@AOG
I reckon that, if you took the crime and prison statistics from pre-1939 (WWII triggered a home-front crime wave, by all accounts and would distort the comparison process), when the non-indigenous population was less than 1%, you would find correlations suggesting that criminals came from a background of either financial poverty, poor educational achievement, or both.
This is before any of them repeatedly heard the phrase "sorry that position had been filled", referring to the job advert in the window.
The white underclass has been replaced/displaced by an immigrant underclass and they could only afford to move into areas which were long-term run down, low rent areas, so the geography of poverty today may have echoes of pre-WWII. (Give or take that the poor lived near factories and docks, which got bombed, before the urban planners finished the job).

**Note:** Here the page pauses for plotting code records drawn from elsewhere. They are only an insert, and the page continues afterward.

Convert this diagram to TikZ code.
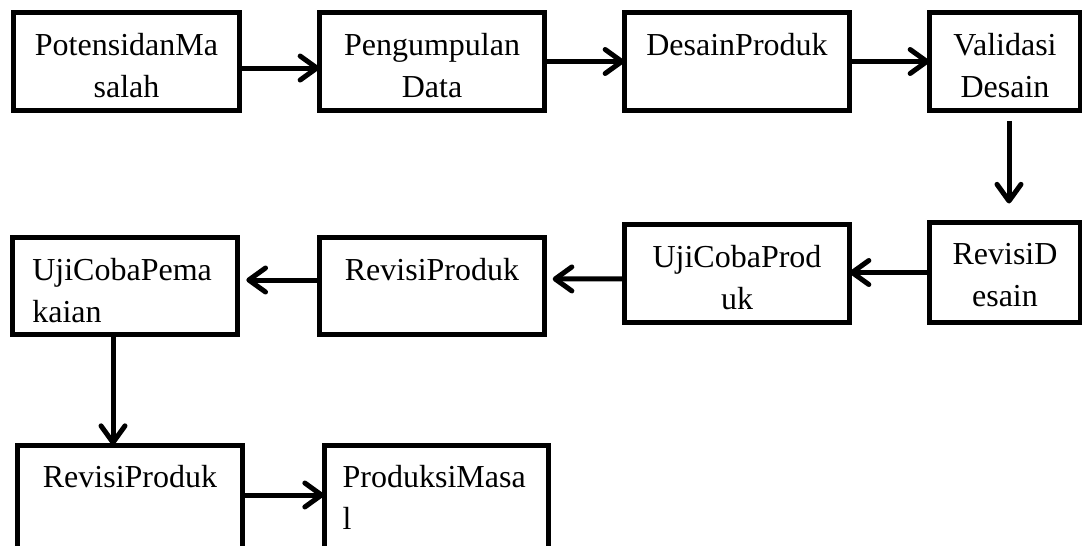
\documentclass[tikz,border=0pt]{standalone}
\usepackage{fontspec}
\setmainfont{Liberation Serif}
\usepackage{tikz}
\usetikzlibrary{arrows.meta,positioning}

\begin{document}
\begin{tikzpicture}[x=0.75pt,y=0.75pt]
                    \tikzstyle{every node}+=[inner sep=0pt,outer sep=0pt]
                    \tikzstyle{box}=[draw=black,line width=3.75pt,minimum width=169pt,minimum height=74pt]
                    \tikzstyle{narrow}=[minimum width=113.5pt]
                    \tikzstyle{txt}=[font=\fontsize{24pt}{31.5pt}\selectfont,align=center,anchor=north]
                    \tikzstyle{txtl}=[txt,align=left,anchor=north west]
                    \tikzstyle{arr}=[line width=3.75pt,-{Straight Barb[length=12.5pt,width=18pt,round]}]
                    \useasboundingbox (0,0) rectangle (1082,-546);
                    \clip (0,0) rectangle (1082,-546);
                    % top row
                    \node [box] (pot) at (126.5,-61.5) {};
                    \node [box] (kumpul) at (432,-61.5) {};
                    \node [box] (desain) at (737,-61.5) {};
                    \node [box,narrow] (valid) at (1005,-61.5) {};
                    \node [txt] (tpot) at ([yshift=-15.5pt]pot.north) {PotensidanMa\\salah};
                    \node [txt] (tkumpul) at ([yshift=-15.5pt]kumpul.north) {Pengumpulan\\Data};
                    \node [txt] (tdesain) at ([yshift=-15.5pt]desain.north) {DesainProduk};
                    \node [txt] (tvalid) at ([yshift=-15.5pt]valid.north) {Validasi\\Desain};
                    % middle row
                    \node [box,narrow,minimum height=75.5pt] (revd) at (1005,-272.5) {};
                    \node [box] (ujiprod) at (737,-273.5) {};
                    \node [box,minimum height=73pt] (revp) at (432,-286) {};
                    \node [box,minimum height=73pt] (ujipakai) at (125,-286) {};
                    \node [txt] (trevd) at ([yshift=-15.5pt]revd.north) {RevisiD\\esain};
                    \node [txt] (tujiprod) at ([yshift=-15.5pt]ujiprod.north) {UjiCobaProd\\uk};
                    \node [txt] (trevp) at ([yshift=-15.5pt]revp.north) {RevisiProduk};
                    \node [txtl] (tujipakai) at ([xshift=15pt,yshift=-15.5pt]ujipakai.north west) {UjiCobaPema\\kaian};
                    % bottom row
                    \node [box,minimum height=82.5pt] (revp2) at (130,-500) {};
                    \node [box,minimum width=168pt,minimum height=82.5pt] (masal) at (436,-500) {};
                    \node [txt] (trevp2) at ([yshift=-15.5pt]revp2.north) {RevisiProduk};
                    \node [txtl] (tmasal) at ([xshift=14pt,yshift=-15.5pt]masal.north west) {ProduksiMasa\\l};
                    % arrows
                    \draw [arr] ([yshift=-4.9pt]pot.east) -- ([yshift=-4.9pt]kumpul.west);
                    \draw [arr] (kumpul) -- (desain);
                    \draw [arr] (desain) -- (valid);
                    \draw [arr,shorten <=7.5pt,shorten >=14pt] ([xshift=3pt]valid.south) -- ([xshift=3pt]revd.north);
                    \draw [arr] (revd.west) -- (ujiprod.east |- revd.west);
                    \draw [arr,shorten >=6pt] ([yshift=-4pt]ujiprod.west) -- ([yshift=5.25pt]revp.east);
                    \draw [arr,shorten >=6.5pt] ([yshift=4.5pt]revp.west) -- ([yshift=4.5pt]ujipakai.east);
                    \draw [arr] ([xshift=-9pt]ujipakai.south) -- ([xshift=-12.75pt]revp2.north);
                    \draw [arr] ([yshift=3.75pt]revp2.east) -- ([yshift=3.75pt]masal.west);
                \end{tikzpicture}
\end{document}
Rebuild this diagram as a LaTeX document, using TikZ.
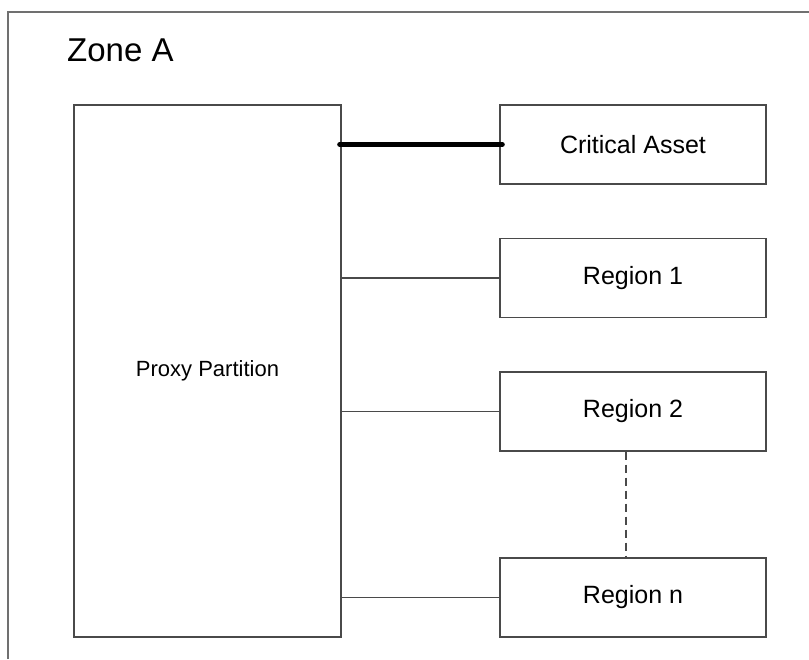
\documentclass[tikz,border=0pt]{standalone}
\usepackage{fontspec}
\setmainfont{Liberation Sans}
\definecolor{boxline}{HTML}{4A4A4A}
\definecolor{frameline}{HTML}{707070}
\begin{document}
\begin{tikzpicture}[x=1pt,y=-1pt,
  blk/.style={draw=boxline, line width=1.4pt, rectangle, inner sep=0pt, minimum width=266pt, minimum height=79pt, font=\fontsize{25}{30}\selectfont},
  link/.style={draw=boxline, line width=1.4pt},
  strong/.style={draw=black, line width=5pt, line cap=round}]
\useasboundingbox (0,0) rectangle (809,659);
% outer zone frame (cropped)
\coordinate (fbl) at (8,659);
\coordinate (ftl) at (8,12);
\coordinate (ftr) at (809,12);
\draw[frameline, line width=1.8pt] (fbl) -- (ftl) -- (ftr);
\node[anchor=base west, inner sep=0pt, font=\fontsize{33}{38}\selectfont] (zone) at (67,61) {Zone A};
% boxes
\node[blk, minimum width=267pt, minimum height=532pt, font=\fontsize{22}{26}\selectfont] (proxy) at (207.5,371) {Proxy Partition};
\node[blk] (crit) at (633,144.5) {Critical Asset};
\node[blk] (r1) at (633,278) {Region 1};
\node[blk] (r2) at (633,411.5) {Region 2};
\node[blk] (rn) at (633,597.5) {Region n};
% connectors
\draw[strong, shorten <=-2pt, shorten >=-3pt] (proxy.east |- crit.west) -- (crit.west);
\draw[link] (proxy.east |- r1.west) -- (r1.west);
\draw[link] (proxy.east |- r2.west) -- (r2.west);
\draw[link] (proxy.east |- rn.west) -- (rn.west);
\draw[draw=boxline, line width=1.4pt, dash pattern=on 8pt off 5pt] ([xshift=-7pt]r2.south) -- ([xshift=-7pt]rn.north);
\end{tikzpicture}
\end{document}
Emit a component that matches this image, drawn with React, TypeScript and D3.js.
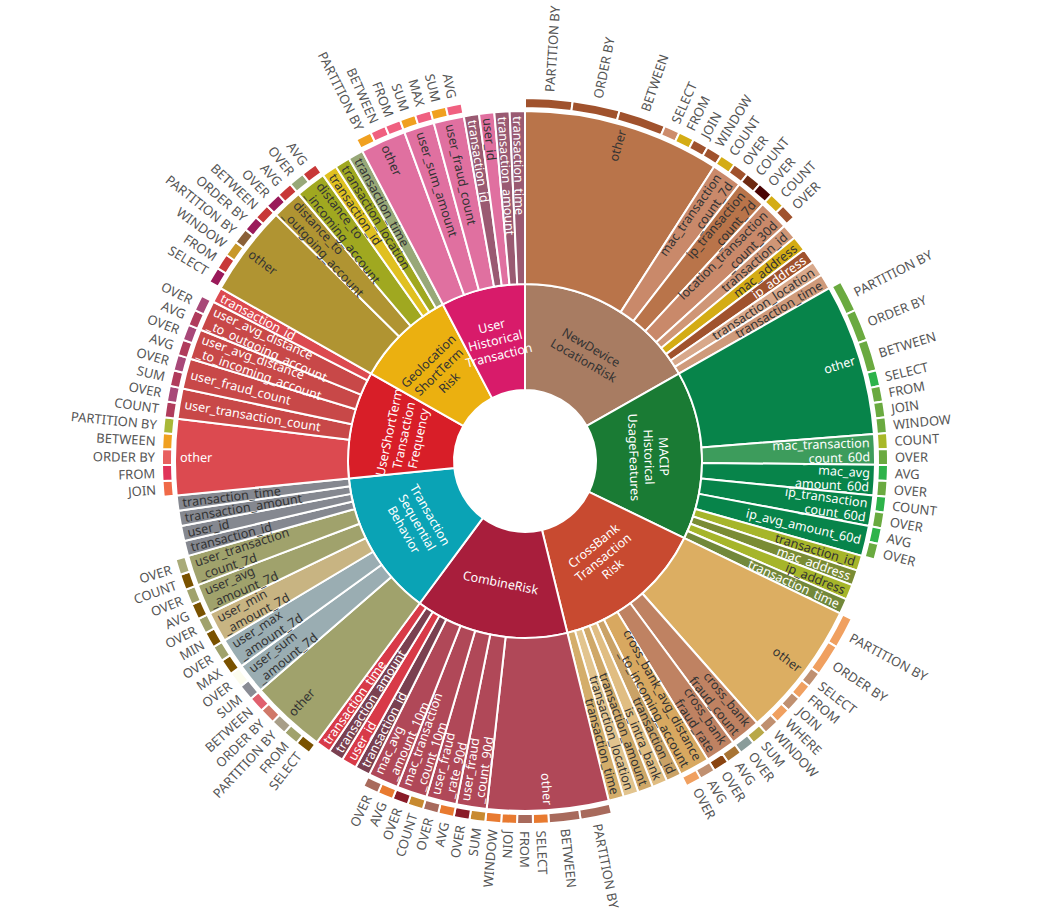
import React from "react";
import * as d3 from "d3";

// ---------- DATA ----------
const groupNames = [
  "NewDevice\nLocationRisk",
  "MACIP\nHistorical\nUsageFeatures",
  "CrossBank\nTransaction\nRisk",
  "CombineRisk",
  "Transaction\nSequential\nBehavior",
  "UserShortTerm\nTransaction\nFrequency",
  "Geolocation\nShortTerm\nRisk",
  "User\nHistorical\nTransaction",
];
const groupColors = ["#a87c62", "#1a7b34", "#c84a30", "#a81e3c", "#0aa3b5", "#d81e28", "#ebb010", "#d81b6a"];

// value of a feature that has no keyword children
const featureOwnValue = 1;

type KW = [string, number];

const newDeviceFeatures = ["other", "mac_transaction\n_count_7d", "ip_transaction\n_count_7d", "location_transaction\n_count_30d", "transaction_id", "mac_address", "ip_address", "transaction_location", "transaction_time"];
const newDeviceKeywords: KW[][] = [
  [["PARTITION BY", 3], ["ORDER BY", 3], ["BETWEEN", 3], ["SELECT", 1], ["FROM", 1], ["JOIN", 1], ["WINDOW", 1]],
  [["COUNT", 1], ["OVER", 1]],
  [["COUNT", 1], ["OVER", 1]],
  [["COUNT", 1], ["OVER", 1]],
  [], [], [], [], [],
];
const newDeviceFeatureColors = ["#b9744a", "#c9896a", "#b9744a", "#c9896a", "#cf9676", "#d4ac14", "#a0522d", "#d8a88a", "#cf9a7a"];
const newDeviceKeywordColors = [
  ["#a0522d", "#a0522d", "#a0522d", "#cd8c6c", "#d4ac14", "#a0522d", "#a0522d"],
  ["#d4ac14", "#a0522d"], ["#6e2a12", "#4a0404"], ["#d4ac14", "#a0522d"], [], [], [], [], [],
];

const macipFeatures = ["other", "mac_transaction\n_count_60d", "mac_avg\n_amount_60d", "ip_transaction\n_count_60d", "ip_avg_amount_60d", "transaction_id", "mac_address", "ip_address", "transaction_time"];
const macipKeywords: KW[][] = [
  [["PARTITION BY", 2], ["ORDER BY", 2], ["BETWEEN", 2], ["SELECT", 1], ["FROM", 1], ["JOIN", 1], ["WINDOW", 1]],
  [["COUNT", 1], ["OVER", 1]],
  [["AVG", 1], ["OVER", 1]],
  [["COUNT", 1], ["OVER", 1]],
  [["AVG", 1], ["OVER", 1]],
  [], [], [], [],
];
const macipFeatureColors = ["#07844a", "#3d9c5c", "#07844a", "#07844a", "#07844a", "#a6b52a", "#7a8c34", "#a6b52a", "#72883a"];
const macipKeywordColors = [
  ["#6aaa40", "#6aaa40", "#6aaa40", "#2db34a", "#6aaa40", "#6aaa40", "#6aaa40"],
  ["#a8b828", "#6aaa40"], ["#2db34a", "#6aaa40"], ["#2db34a", "#6aaa40"], ["#2db34a", "#6aaa40"], [], [], [], [],
];

const crossBankFeatures = ["other", "cross_bank\nfraud_count", "cross_bank\nfraud_rate", "cross_bank_avg_distance\n_to_incoming_account", "transaction_id", "is_intra_bank", "transaction_amount", "transaction_location", "transaction_time"];
const crossBankKeywords: KW[][] = [
  [["PARTITION BY", 2], ["ORDER BY", 2], ["SELECT", 1], ["FROM", 1], ["JOIN", 1], ["WHERE", 1], ["WINDOW", 1]],
  [["SUM", 1], ["OVER", 1]],
  [["AVG", 1], ["OVER", 1]],
  [["AVG", 1], ["OVER", 1]],
  [], [], [], [], [],
];
const crossBankFeatureColors = ["#dcae62", "#bf8262", "#bf8262", "#d8a860", "#caa266", "#e0bd82", "#cfa868", "#e2c48e", "#d4ad6a"];
const crossBankKeywordColors = [
  ["#f0a060", "#f0a060", "#c09070", "#f0a060", "#c09070", "#f0a060", "#c09070"],
  ["#b8a848", "#8a9c9a"], ["#a87434", "#8a4410"], ["#c09070", "#f0a060"], [], [], [], [], [],
];

const combineFeatures = ["other", "user_fraud\n_count_90d", "user_fraud\n_rate_90d", "mac_transaction\n_count_10m", "mac_avg\n_amount_10m", "transaction_id", "user_id", "transaction_amount", "transaction_time"];
const combineKeywords: KW[][] = [
  [["PARTITION BY", 2], ["BETWEEN", 2], ["SELECT", 1], ["FROM", 1], ["JOIN", 1], ["WINDOW", 1]],
  [["SUM", 1], ["OVER", 1]],
  [["AVG", 1], ["OVER", 1]],
  [["COUNT", 1], ["OVER", 1]],
  [["AVG", 1], ["OVER", 1]],
  [], [], [], [],
];
const combineFeatureColors = ["#b04858", "#b04858", "#b04858", "#b04858", "#b04858", "#7a4050", "#d83a48", "#7a4050", "#d83a48"];
const combineKeywordColors = [
  ["#a86a5c", "#a86a5c", "#e87a30", "#a86a5c", "#e87a30", "#e87a30"],
  ["#c88a30", "#8a1c28"], ["#e87a30", "#a86a5c"], ["#c88a30", "#8a1c28"], ["#e87a30", "#a86a5c"], [], [], [], [],
];

const sequentialFeatures = ["other", "user_sum\n_amount_7d", "user_max\n_amount_7d", "user_min\n_amount_7d", "user_avg\n_amount_7d", "user_transaction\n_count_7d", "transaction_id", "user_id", "transaction_amount", "transaction_time"];
const sequentialKeywords: KW[][] = [
  [["SELECT", 1], ["FROM", 1], ["PARTITION BY", 1], ["ORDER BY", 1], ["BETWEEN", 1]],
  [["SUM", 1], ["OVER", 1]],
  [["MAX", 1], ["OVER", 1]],
  [["MIN", 1], ["OVER", 1]],
  [["AVG", 1], ["OVER", 1]],
  [["COUNT", 1], ["OVER", 1]],
  [], [], [], [],
];
const sequentialFeatureColors = ["#a0a26c", "#9aadb2", "#9aadb2", "#c8b482", "#a0a26c", "#a0a26c", "#858890", "#858890", "#858890", "#858890"];
const sequentialKeywordColors = [
  ["#7a5200", "#a0a26c", "#a89e88", "#d07868", "#e0606e"],
  ["#8a8c94", "#fcfcee"], ["#7a5200", "#a0a26c"], ["#7a5200", "#a0a26c"], ["#7a5200", "#a0a26c"], ["#7a5200", "#a8aa78"], [], [], [], [],
];

const shortTermFeatures = ["other", "user_transaction_count", "user_fraud_count", "user_avg_distance\n_to_incoming_account", "user_avg_distance\n_to_outgoing_account", "transaction_id"];
const shortTermKeywords: KW[][] = [
  [["JOIN", 1], ["FROM", 1], ["ORDER BY", 1], ["BETWEEN", 1], ["PARTITION BY", 1]],
  [["COUNT", 1], ["OVER", 1]],
  [["SUM", 1], ["OVER", 1]],
  [["AVG", 1], ["OVER", 1]],
  [["AVG", 1], ["OVER", 1]],
  [],
];
const shortTermFeatureColors = ["#dc4a50", "#c84848", "#c84848", "#c84848", "#c84848", "#dc4a50"];
const shortTermKeywordColors = [
  ["#f06a48", "#e0345a", "#e86060", "#f0a020", "#a8b838"],
  ["#b03c5c", "#a84878"], ["#b03c5c", "#a84878"], ["#b03c5c", "#a84878"], ["#b03c5c", "#a84878"], [],
];

const geoFeatures = ["other", "distance_to\n_outgoing_account", "distance_to\n_incoming_account", "transaction_id", "transaction_location", "transaction_time"];
const geoKeywords: KW[][] = [
  [["SELECT", 1], ["FROM", 1], ["WINDOW", 1], ["PARTITION BY", 1], ["ORDER BY", 1], ["BETWEEN", 1]],
  [["OVER", 1], ["AVG", 1]],
  [["OVER", 1], ["AVG", 1]],
  [], [], [],
];
const geoFeatureColors = ["#b09432", "#b09432", "#a0a820", "#e0c020", "#a0a820", "#98a878"];
const geoKeywordColors = [
  ["#9a1a5a", "#c83838", "#c8982a", "#8a6038", "#9a1a5a", "#c83838"],
  ["#9a1a5a", "#c83838"], ["#98a878", "#c83838"], [], [], [],
];

const historicalFeatures = ["other", "user_sum_amount", "user_fraud_count", "transaction_id", "user_id", "transaction_amount", "transaction_time"];
const historicalKeywords: KW[][] = [
  [["PARTITION BY", 1], ["BETWEEN", 1], ["FROM", 1]],
  [["SUM", 1], ["MAX", 1]],
  [["SUM", 1], ["AVG", 1]],
  [], [], [], [],
];
const historicalFeatureColors = ["#e070a0", "#e070a0", "#e070a0", "#9a5a72", "#e070a0", "#9a5a72", "#9a5a72"];
const historicalKeywordColors = [
  ["#f0a020", "#f06080", "#f06080"], ["#f0a020", "#f06080"], ["#f0a020", "#f06080"], [], [], [], [],
];

const groupFeatures = [newDeviceFeatures, macipFeatures, crossBankFeatures, combineFeatures, sequentialFeatures, shortTermFeatures, geoFeatures, historicalFeatures];
const groupKeywords = [newDeviceKeywords, macipKeywords, crossBankKeywords, combineKeywords, sequentialKeywords, shortTermKeywords, geoKeywords, historicalKeywords];
const groupFeatureColors = [newDeviceFeatureColors, macipFeatureColors, crossBankFeatureColors, combineFeatureColors, sequentialFeatureColors, shortTermFeatureColors, geoFeatureColors, historicalFeatureColors];
const groupKeywordColors = [newDeviceKeywordColors, macipKeywordColors, crossBankKeywordColors, combineKeywordColors, sequentialKeywordColors, shortTermKeywordColors, geoKeywordColors, historicalKeywordColors];

// ---------- LAYOUT ----------
const W = 1045;
const H = 912;
const CX = 525;
const CY = 461;
const RADII: [number, number][] = [
  [0, 0],
  [71, 177],
  [177, 350],
  [353, 363],
];
const FONT = "'Noto Sans', 'Open Sans', sans-serif";

interface Node {
  name: string;
  color: string;
  value?: number;
  children?: Node[];
}

function buildTree(): Node {
  return {
    name: "root",
    color: "none",
    children: groupNames.map((g, gi) => ({
      name: g,
      color: groupColors[gi],
      children: groupFeatures[gi].map((f, fi) => {
        const kws = groupKeywords[gi][fi];
        if (kws.length === 0) return { name: f, color: groupFeatureColors[gi][fi], value: featureOwnValue };
        return {
          name: f,
          color: groupFeatureColors[gi][fi],
          children: kws.map(([k, v], ki) => ({ name: k, color: groupKeywordColors[gi][fi][ki], value: v })),
        };
      }),
    })),
  };
}

function textColor(hex: string): string {
  const c = d3.rgb(hex);
  const lum = 0.299 * c.r + 0.587 * c.g + 0.114 * c.b;
  return lum < 125 ? "#ffffff" : "#333333";
}

export default function App() {
  const root = d3.hierarchy<Node>(buildTree()).sum((d) => (d.children ? 0 : d.value || 0));
  const part = d3.partition<Node>().size([2 * Math.PI, 1])(root);
  const nodes = part.descendants().filter((d) => d.depth > 0);

  const arc = d3
    .arc<d3.HierarchyRectangularNode<Node>>()
    .startAngle((d) => d.x0)
    .endAngle((d) => d.x1)
    .innerRadius((d) => RADII[d.depth][0])
    .outerRadius((d) => RADII[d.depth][1]);

  const toDeg = (a: number) => (a * 180) / Math.PI;
  const pos = (a: number, r: number) => [r * Math.sin(a), -r * Math.cos(a)];

  const labels: React.ReactNode[] = [];
  nodes.forEach((d, i) => {
    const mid = (d.x0 + d.x1) / 2;
    const deg = toDeg(mid);
    const lines = d.data.name.split("\n");
    if (d.depth === 1) {
      const r = (RADII[1][0] + RADII[1][1]) / 2;
      const [x, y] = pos(mid, r);
      let rot = deg;
      if (deg > 90 && deg < 270) rot = deg - 180;
      else if (deg >= 270) rot = deg - 360;
      const lh = 15;
      labels.push(
        <text key={"l" + i} transform={`translate(${x},${y}) rotate(${rot})`} textAnchor="middle"
          fontSize={12.5} fontFamily={FONT} fill={textColor(d.data.color)}>
          {lines.map((l, li) => (
            <tspan key={li} x={0} y={(li - (lines.length - 1) / 2) * lh} dominantBaseline="central">{l}</tspan>
          ))}
        </text>
      );
    } else if (d.depth === 2) {
      const r = RADII[2][1] - 5;
      const [x, y] = pos(mid, r);
      const right = deg < 180;
      const rot = right ? deg - 90 : deg - 270;
      const lh = 14;
      labels.push(
        <text key={"l" + i} transform={`translate(${x},${y}) rotate(${rot})`} textAnchor={right ? "end" : "start"}
          fontSize={12.6} fontFamily={FONT} fill={textColor(d.data.color)}>
          {lines.map((l, li) => (
            <tspan key={li} x={0} y={(li - (lines.length - 1) / 2) * lh} dominantBaseline="central">{l}</tspan>
          ))}
        </text>
      );
    } else {
      const r = RADII[3][1] + 7;
      const [x, y] = pos(mid, r);
      const right = deg < 184;
      const rot = right ? deg - 90 : deg - 270;
      labels.push(
        <text key={"l" + i} transform={`translate(${x},${y}) rotate(${rot})`} textAnchor={right ? "start" : "end"}
          dominantBaseline="central" fontSize={13} fontFamily={FONT} fill="#555555">
          {d.data.name}
        </text>
      );
    }
  });

  return (
    <svg width={W} height={H} style={{ position: "absolute", left: 0, top: 0, background: "#ffffff" }}>
      <g transform={`translate(${CX},${CY})`}>
        {nodes.map((d, i) => (
          <path key={i} d={arc(d) || ""} fill={d.data.color} stroke="#ffffff" strokeWidth={2} strokeLinejoin="round" />
        ))}
        {labels}
      </g>
    </svg>
  );
}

Those of us who are born into the middle class know that even trivial teenage misdemeanors will ruin our career opportunities for life. The underclass learns that lesson after it is already too late. As non-criminal opportunity doors slam closed on them, there's only one route left for them. (Not an excuse, just a bald statement of where they end up).
Highlighting the criminality of the worst of their number comes across as a shameful attempt to associate criminality with ethnicity.
It doesn't work on most of us. Except that some of us may feel ashamed of being the same colour as you.
If associating criminality with ethnicity is NOT what you are attempting to do then please feel free to add a disclaimer to that effect.
No-one disputes that "some white people are bad". No-one disputes that some ethnic minority people are bad. But we dispute that *all* the latter are bad, which is the only reason your threads get so much attention, give or take the mutual appreciation society postings.